NEW YORK- As pensions in the New York City system get set to become some of the largest investors in private equity in the next several years, they are considering adding gatekeepers and internal professionals to help manage their private equity programs.
The four city pensions that invest in private equity – New York City Teachers’ Retirement System, New York City Employees’ Retirement System, New York City Police Pension Fund and the New York City Fire Pension Fund – currently have more than $85 billion under management and have just begun to commit capital to private equity. To date, the four groups have committed only about $300 million to the asset class.
The pensions plan to commit at least $2 billion to private equity, said Chief Investment Officer Donna Anderson.
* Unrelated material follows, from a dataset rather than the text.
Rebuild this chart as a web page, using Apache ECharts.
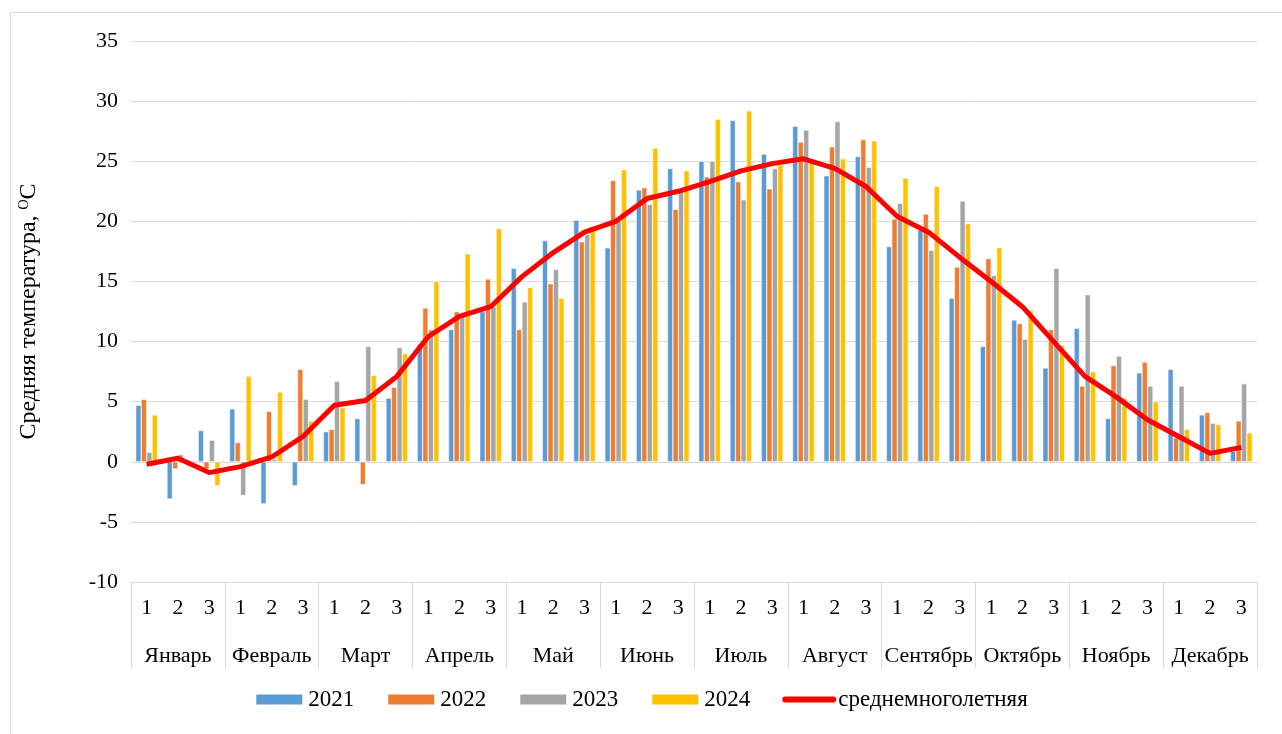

The pensions are not under a deadline to commit the capital, she added.
In the last two years, four of the five pensions that comprise the city system approved investing 2% of their assets in private equity. The fifth, the New York City Board of Education Retirement System, has only $1.6 billion under management and will not make an allocation to the asset class for at least the next several months, Ms. Anderson said.
The pensions will consider hiring a manager to help review private equity funds as the program matures. For now, Ms. Anderson is handling the investments, reporting to the deputy comptroller of the city pensions.
At the same time, the second largest of the city’s five pensions, the $24 billion teachers’ pension, is considering hiring a gatekeeper to assist in managing its fledgling program, Ms. Anderson said.
As of today, the teachers’ pension has yet to commit any capital to private equity, although it approved its $480 million allocation last summer.
The employees’, police and fire pensions already have hired Pacific Corporate Group as their non-discretionary adviser. The target approved by the four pensions for private equity represents $1.70 billion in invested capital, giving the pensions the ability to commit more than $3 billion to the asset class to achieve its investment goal.
The pensions are taking a conservative approach to the asset class, however. “Our particular focus is on funds with a strong management team because we’re going at this in a slow, deliberate way. We are looking for partners who have been together and have a consistent strategy,” Ms. Anderson said, adding the pensions will consider investing in United States funds of all sizes.
The pensions to date have committed $125 million to Cypress Merchant Banking Partners II, L.P., $100 million to FdG Capital Partners, L.L.C. (a firm that invests capital for families in New York City), and $80 million to VS&A Communications Partners III, L.P.